Rigorous, devoted and caring Trudy bravely keeps together the horde of about 20 young Ethiopians from 20 to 40 years old, each of them from a different tribal culture and religious background. From time to time, the African understanding of time and some male pigheads can easily drive you to despair. But in the end it is always Trudy and her never-ending commitment as well as her very special relationship with both the tribe of the Kara and the Ethiopian staff, which makes this intervention in Dus possible. The people´s trust in our foreign medical team is based on the trust in our coordinator – not for nothing a small group of little girls as well as boys in Dus are already named after „Trudy“.

I have a reason to talk so expensively about our team structure: on the one hand I would like to thank my colleagues for the great cooperation, on the other hand I would like to stress the importance of a good team atmosphere and collaboration in a relief project such as the one at the Kara. Most certainly this is a key element for every intervention, but in Dus a team has to face very particular cultural, political and personal challenges, which demand mutual consideration and thoughtfulness.

Practicing renunciation and Ethiopian serenity

Above all, work on site in general demands to be flexible and to adapt to the local realities. If for example, even so the rainy season has already finished, heavy rains occur and you are stuck again in the mud despite your four-wheel drive. If you, as an ambitious volunteer, are eager to get started, want to drive into the village to do good deeds! But Mother Nature in Africa thwarts our plans time and again and so one time we were stuck in our accommodation for two days in a row.
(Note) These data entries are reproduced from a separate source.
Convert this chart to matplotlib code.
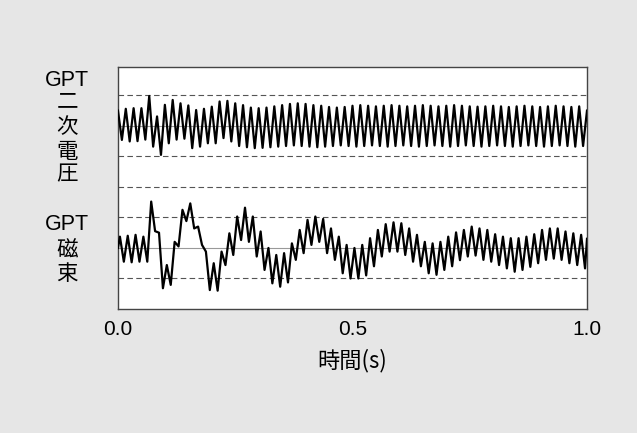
import numpy as np
import matplotlib
matplotlib.use("Agg")
import matplotlib.pyplot as plt

# per-cycle (60 Hz) peak and trough values, in units of the dashed-line spacing
gpt_v_peaks = [0.50, 0.56, 0.58, 0.58, 0.98, 0.31, 0.69, 0.85, 0.74, 0.67,
               0.52, 0.56, 0.63, 0.80, 0.82, 0.74, 0.68, 0.60, 0.58, 0.60,
               0.64, 0.68, 0.72, 0.74, 0.72, 0.68, 0.66, 0.62, 0.60, 0.62,
               0.66, 0.68, 0.66, 0.64, 0.66, 0.68, 0.66, 0.64, 0.66, 0.68,
               0.66, 0.64, 0.66, 0.68, 0.66, 0.64, 0.63, 0.64, 0.66, 0.64,
               0.62, 0.64, 0.66, 0.64, 0.62, 0.64, 0.66, 0.64, 0.62, 0.64]
gpt_v_troughs = [-0.46, -0.51, -0.50, -0.45, -0.68, -0.95, -0.57, -0.45, -0.42, -0.73,
                 -0.68, -0.57, -0.57, -0.40, -0.51, -0.66, -0.70, -0.73, -0.72, -0.70,
                 -0.68, -0.66, -0.64, -0.66, -0.68, -0.70, -0.68, -0.66, -0.64, -0.66,
                 -0.68, -0.66, -0.64, -0.66, -0.68, -0.66, -0.64, -0.66, -0.68, -0.66,
                 -0.64, -0.66, -0.68, -0.66, -0.64, -0.66, -0.68, -0.66, -0.64, -0.66,
                 -0.68, -0.66, -0.64, -0.66, -0.68, -0.66, -0.64, -0.66, -0.68, -0.66]
flux_peaks = [0.37, 0.40, 0.43, 0.37, 1.52, 0.50, -0.56, 0.20, 1.25, 1.46,
              0.70, -0.12, -0.50, -0.12, 0.48, 1.03, 1.32, 1.03, 0.54, 0.00,
              -0.23, -0.17, 0.15, 0.59, 0.92, 1.03, 0.95, 0.64, 0.37, 0.10,
              0.00, 0.10, 0.32, 0.59, 0.78, 0.84, 0.81, 0.64, 0.43, 0.20,
              0.15, 0.20, 0.37, 0.51, 0.59, 0.70, 0.64, 0.59, 0.45, 0.37,
              0.32, 0.32, 0.37, 0.45, 0.59, 0.64, 0.64, 0.54, 0.48, 0.43]
flux_troughs = [-0.45, -0.47, -0.45, -0.45, 0.55, -1.32, -1.21, 0.05, 0.88, 0.64,
                0.10, -1.38, -1.40, -0.56, -0.23, 0.26, 0.20, -0.28, -0.72, -1.16,
                -1.27, -1.13, -0.39, -0.17, 0.10, 0.20, -0.17, -0.39, -0.83, -1.00,
                -1.00, -0.90, -0.60, -0.28, -0.12, -0.12, -0.23, -0.45, -0.60, -0.83,
                -0.88, -0.72, -0.60, -0.40, -0.28, -0.25, -0.39, -0.45, -0.56, -0.67,
                -0.78, -0.72, -0.62, -0.50, -0.39, -0.35, -0.39, -0.50, -0.56, -0.67]
flux_start, flux_end = 0.0, 0.3
gpt_v_end = 0.5

freq = 60
top_center, bottom_center = 4.0, 0.0
dash_levels = [-1, 1, 2, 3, 5]
x_ticks = [0.0, 0.5, 1.0]
x_ticklabels = ["0.0", "0.5", "1.0"]


def interleave(peaks, troughs):
    out = np.empty(2 * len(peaks))
    out[0::2] = peaks
    out[1::2] = troughs
    return out


n = 2 * len(gpt_v_peaks)
t_top = np.append(np.arange(n) / (2 * freq), 1.0)
y_top = np.append(interleave(gpt_v_peaks, gpt_v_troughs), gpt_v_end) + top_center
t_bot = np.concatenate([[0.0], (np.arange(n) + 0.5) / (2 * freq), [1.0]])
y_bot = np.concatenate([[flux_start], interleave(flux_peaks, flux_troughs), [flux_end]]) + bottom_center

bg = "#e6e6e6"
fig = plt.figure(figsize=(6.37, 4.33), dpi=100, facecolor=bg)
ax = fig.add_axes([0.1852, 0.2864, 0.7363, 0.5589])
ax.set_facecolor("white")

for lv in dash_levels:
    ax.axhline(lv, color="#555555", lw=0.8, ls=(0, (5, 3)), zorder=1)
for c in (top_center, bottom_center):
    ax.axhline(c, color="#999999", lw=0.8, zorder=1)

for t, y in ((t_top, y_top), (t_bot, y_bot)):
    ax.plot(t, y, color="black", lw=1.6, solid_joinstyle="round", zorder=3)

ax.set_xlim(0, 1.0)
ax.set_ylim(-2.0, 5.93)
ax.set_yticks([])
ax.set_xticks(x_ticks)
ax.set_xticklabels(x_ticklabels, family="Liberation Sans", fontsize=15)
ax.tick_params(axis="x", length=0, pad=8)
for s in ax.spines.values():
    s.set_color("#444444")
    s.set_linewidth(1.0)

fam = ["Liberation Sans", "Noto Sans CJK JP"]
ax.set_xlabel("時間(s)", family=["Noto Sans CJK JP"], fontsize=16, labelpad=7)

# stacked left-hand labels, placed in figure pixels
W, H = 637, 433
top_label = [("GPT", 81), ("二", 102), ("次", 128), ("電", 152), ("圧", 175)]
bot_label = [("GPT", 225), ("磁", 251), ("束", 274)]
for txt, ypx in top_label + bot_label:
    fig.text(67 / W, 1 - ypx / H, txt, family=fam, fontsize=15.5,
             ha="center", va="center")

fig.savefig("out.png", dpi=100, facecolor=bg)
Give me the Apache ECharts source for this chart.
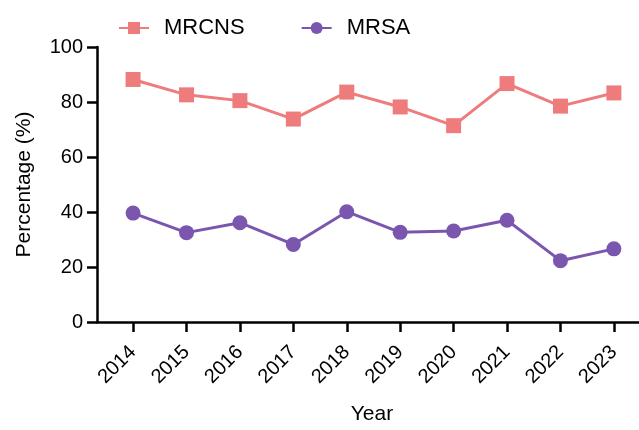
<!DOCTYPE html>
<html>
<head>
<meta charset="utf-8">
<script src="https://cdn.jsdelivr.net/npm/echarts@6/dist/echarts.min.js"></script>
<style>
  html, body { margin: 0; padding: 0; background: #fff; }
  #chart { width: 639px; height: 430px; }
</style>
</head>
<body>
<div id="chart"></div>
<script>
// data
var years = [2014, 2015, 2016, 2017, 2018, 2019, 2020, 2021, 2022, 2023];
var mrcns = [88.2, 82.6, 80.5, 73.8, 83.6, 78.2, 71.4, 86.7, 78.5, 83.3];
var mrsa = [39.6, 32.5, 36.1, 28.2, 40.1, 32.6, 33.1, 37.0, 22.3, 26.6];
var yTicks = [0, 20, 40, 60, 80, 100];

function pairs(vals) {
  return years.map(function (y, i) { return [y, vals[i]]; });
}

var font = 'Liberation Sans, Arial, sans-serif';
var chart = echarts.init(document.getElementById('chart'));

var option = {
  animation: false,
  backgroundColor: '#fff',
  legend: {
    left: 113,
    top: 12,
    itemWidth: 30,
    itemHeight: 15,
    itemGap: 56,
    textStyle: { fontFamily: font, fontSize: 22, color: '#000', padding: [0, 0, 0, 10] },
    data: ['MRCNS', 'MRSA']
  },
  grid: { left: 97, right: 0, top: 47, bottom: 102, containLabel: false },
  xAxis: {
    type: 'value',
    min: 2013.325,
    max: 2023.47,
    name: 'Year',
    nameLocation: 'middle',
    nameGap: 82,
    nameTextStyle: { fontFamily: font, fontSize: 21, color: '#000', padding: [0, 0, 0, 8] },
    splitLine: { show: false },
    axisLine: { show: true, lineStyle: { color: '#000', width: 2.5 } },
    axisTick: { show: true, length: 10, customValues: years, lineStyle: { color: '#000', width: 2.5 } },
    axisLabel: {
      customValues: years,
      rotate: 45,
      margin: 27,
      fontFamily: font,
      fontSize: 20,
      color: '#000',
      formatter: function (v) { return String(v); }
    }
  },
  yAxis: {
    type: 'value',
    min: 0,
    max: 100,
    interval: 20,
    name: 'Percentage (%)',
    nameLocation: 'middle',
    nameGap: 62,
    nameTextStyle: { fontFamily: font, fontSize: 21, color: '#000' },
    splitLine: { show: false },
    axisLine: { show: true, lineStyle: { color: '#000', width: 2.5 } },
    axisTick: { show: true, length: 10, lineStyle: { color: '#000', width: 2.5 } },
    axisLabel: {
      margin: 14,
      fontFamily: font,
      fontSize: 20,
      color: '#000',
      formatter: function (v) { return yTicks.indexOf(v) >= 0 ? String(v) : ''; }
    }
  },
  series: [
    {
      name: 'MRCNS',
      type: 'line',
      data: pairs(mrcns),
      symbol: 'rect',
      symbolSize: 15,
      color: '#EF7C7C',
      lineStyle: { width: 3, color: '#EF7C7C' },
      itemStyle: { color: '#EF7C7C' }
    },
    {
      name: 'MRSA',
      type: 'line',
      data: pairs(mrsa),
      symbol: 'circle',
      symbolSize: 15,
      color: '#7B56AF',
      lineStyle: { width: 3, color: '#7B56AF' },
      itemStyle: { color: '#7B56AF' }
    }
  ]
};

chart.setOption(option);
</script>
</body>
</html>
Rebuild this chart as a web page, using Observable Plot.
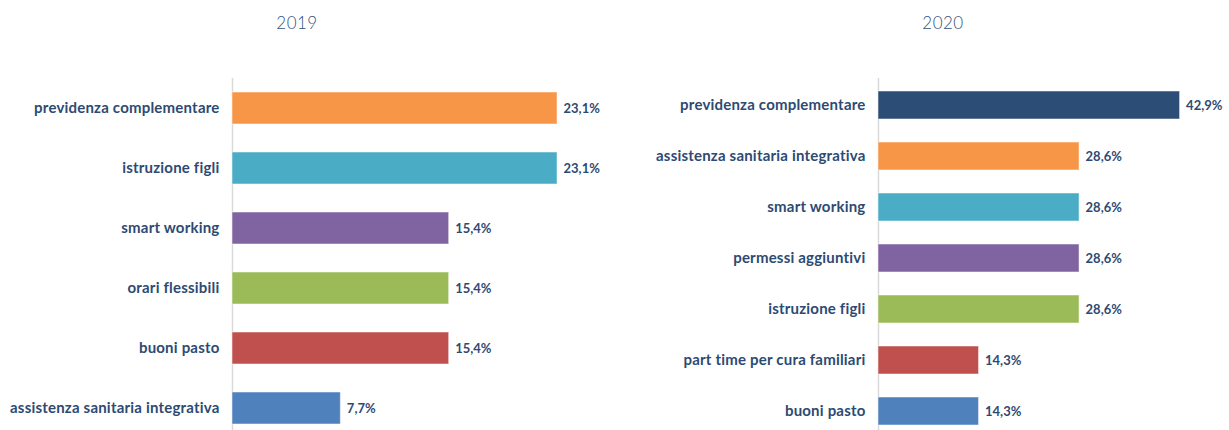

Then you have to practice Ethiopian serenity, get creative and spend the time with improvised sewing classes for the local nurses. Or with archiving patient files, tidying the pharmacy or training ultrasound examinations, if not, like one time, the generator breaks down and there is no electricity available to operate the device. In that case two employees had to drive about 190 kilometers to the next city Jinka to buy new batteries for the generator. Only to determine after their return that the real problem was caused by a defective starter. Hakuna Matata - take everything as it comes and make the best of it.

Gemeinsam mit dem lokalen Team behandelte das Einsatzteam von humedica Kranke und Verletzte Mitglieder des Kara-Stamms.

Together with the local team the medical intervention team of humedica treats ill and injured members of the Kara tribe. Photo: humedica

We also learned to practice renunciation during our intervention at the Kara. No running water was available. The water for the shower, for washing and drinking came from the river Omo and had to be treated with a traditional root and the drinking water system „Paul“ in order to become drinkable. We ate with your hands, we washed our clothes once a week and electricity depended on the already mentioned generator, which was everything but reliable.

The Kara intervention has it´s own very special challenges. If you allow for it, in these two weeks you can learn to see beyond the rose-colored glasses, you are wearing in the beginning due to your elation and excitement. Then you suddenly see a world filled with tribal feuds, worries about the next harvests and cultural tensions. You live through storms and heavy rains, which put you on the mercy of nature and God´s will. And you experience a deep helplessness, when you are not able to save a little girl in a coma, even if you tried everything – the daughter of people, you have grown so fond of in only so few days.

The Kara intervention is so much more than just a normal short-term appointment. It makes heavy demands on you, it requires a lot, sometimes it makes you doubt. But it also gives a lot back and expands, perhaps even changes, your own horizon.